In December 2017, a district judge suspended the operation of the LPA and directed the appointment of an interim deputy. This order was formalised shortly after.
DN contested the substantive application. He maintained that P had capacity at all relevant times and denied any wrongdoing.
At the final hearing on 17 and 18 June 2019, the OPG’s application was dismissed, DN’s attorneyship was restored and the appointment of the interim Deputy was discharged.
DN sought an order for costs of £82,000 and argued that the hostile approach taken by the OPG was wrong.
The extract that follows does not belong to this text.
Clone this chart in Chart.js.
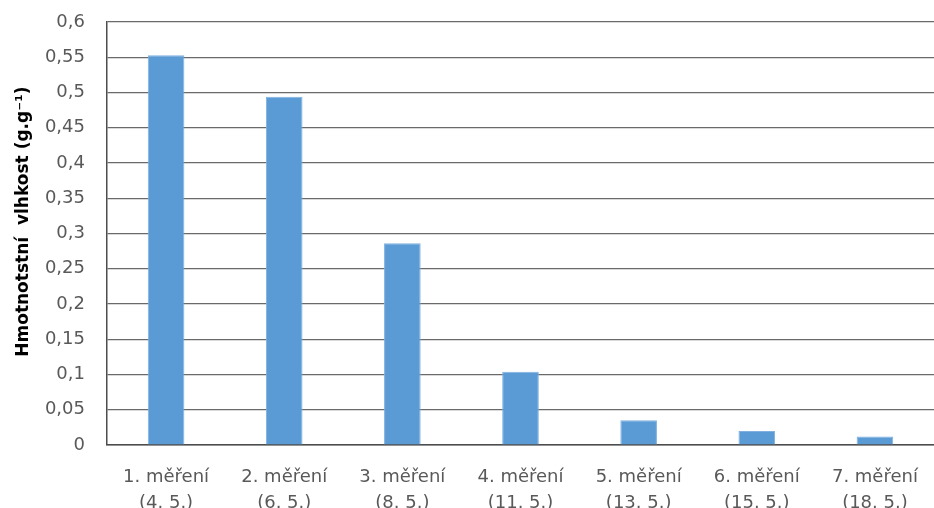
<!DOCTYPE html>
<html>
<head>
<meta charset="utf-8">
<script src="https://cdn.jsdelivr.net/npm/chart.js@4"></script>
<style>
  html, body { margin: 0; padding: 0; background: #ffffff; }
  #wrap { width: 934px; height: 508px; overflow: hidden; }
</style>
</head>
<body>
<div id="wrap"><canvas id="chart" width="934" height="508"></canvas></div>
<script>
// Measurement rounds and their dates
const measurements = ['1. měření', '2. měření', '3. měření', '4. měření', '5. měření', '6. měření', '7. měření'];
const dates = ['(4. 5.)', '(6. 5.)', '(8. 5.)', '(11. 5.)', '(13. 5.)', '(15. 5.)', '(18. 5.)'];
// Gravimetric moisture content (g/g)
const moisture = [0.553, 0.494, 0.286, 0.104, 0.035, 0.020, 0.012];
// leading spaces nudge the rotated title a little above the axis middle
const yTitle = '    Hmotnotstní  vlhkost (g.g\u207B\u00B9)';

const labels = measurements.map((m, i) => [m, dates[i]]);

new Chart(document.getElementById('chart'), {
  type: 'bar',
  data: {
    labels: labels,
    datasets: [{
      data: moisture,
      backgroundColor: '#5B9BD5',
      borderColor: '#7FB0DF',
      borderWidth: 1,
      categoryPercentage: 1.0,
      barPercentage: 0.31
    }]
  },
  options: {
    responsive: false,
    animation: false,
    devicePixelRatio: 1,
    // the plot runs slightly past the right edge of the canvas
    layout: { padding: { top: 22, right: -4, bottom: 0, left: 0 } },
    plugins: { legend: { display: false }, tooltip: { enabled: false } },
    scales: {
      x: {
        grid: { display: false, drawTicks: false },
        border: { display: true, color: '#4d4d4d', width: 1.5 },
        ticks: {
          color: '#595959',
          font: { family: 'DejaVu Sans', size: 18, lineHeight: 1.42 },
          padding: 20,
          maxRotation: 0,
          autoSkip: false
        },
        afterFit: (s) => {
          s.height = 63;
          s.paddingLeft = 0;
          s.paddingRight = 0;
        }
      },
      y: {
        min: 0,
        max: 0.6,
        grid: { color: '#6a6a6a', lineWidth: 1.2, drawTicks: false },
        border: { display: true, color: '#4d4d4d', width: 1.5 },
        ticks: {
          stepSize: 0.05,
          color: '#595959',
          font: { family: 'DejaVu Sans', size: 18 },
          padding: 22,
          callback: (v) => String(Math.round(v * 100) / 100).replace('.', ',')
        },
        title: {
          display: true,
          text: yTitle,
          color: '#000000',
          font: { family: 'DejaVu Sans', size: 17, weight: 'bold' },
          padding: { top: 13, bottom: 0 }
        },
        afterFit: (s) => {
          s.width = 107;
          s.paddingTop = 0;
          s.paddingBottom = 0;
        }
      }
    }
  }
});
</script>
</body>
</html>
A detailed skeleton argument in support of the point that the OPG had behaved unreasonably in the matter was submitted for the court to justify departing from the normal costs rule.
The OPG rebutted this with arguments that its approach was not hostile but simply fulfilling its duties under s58 MCA 2005 and the Lasting Powers of Attorney, Enduring Powers of Attorney and Public Guardian Regulations 2017.
The Counsel for the OPG stated “In the alternative, if the court concluded that a costs order would leave P with insufficient funds, the court should make no order for costs. This would mean that the Public Guardian would bear his own costs and DN’s costs would be met from the monies he received from P.” Whatever position the court adopted, Ms Rich said that “this was certainly not a case where the Public Guardian should be made to pay the other party’s costs.”
Rule 19.2 of the Court of Protection Rules 2017 states that where proceedings concern P’s property and affairs, that the costs of the proceedings shall be paid by P or charged to P’s estate.
Rule 19.5 provides that: (1) the Court may depart from rules 19.2-19.4 if the circumstances so justify, and in deciding whether departure is justified the court would have regard to all the circumstances including; (a) the conduct of the parties.
The Public Guardian adopted what seemed to be a standard approach to litigation based on his approach to other cases. This was a serious failure especially when rule 1.4 COPR 2017 expects litigants to comply with the overriding objective. This obligation applies equally to the Public Guardian.
The judge concluded that there was good reason to depart from the usual costs rules as a result of the OPG failing to review the capacity evidence appropriately prior to commencing proceedings. Had this been done, the “obvious deficiencies” would have been noted.
Having consideration to the relevant law and the parties’ submissions, the order made was that the Public Guardian was not entitled to be paid his own costs from P’s funds and that he should pay 50% of DN’s costs (which shall include the costs of the appeal hearing) all of which shall be assessed at the Senior Courts Costs Office by a Costs Judge.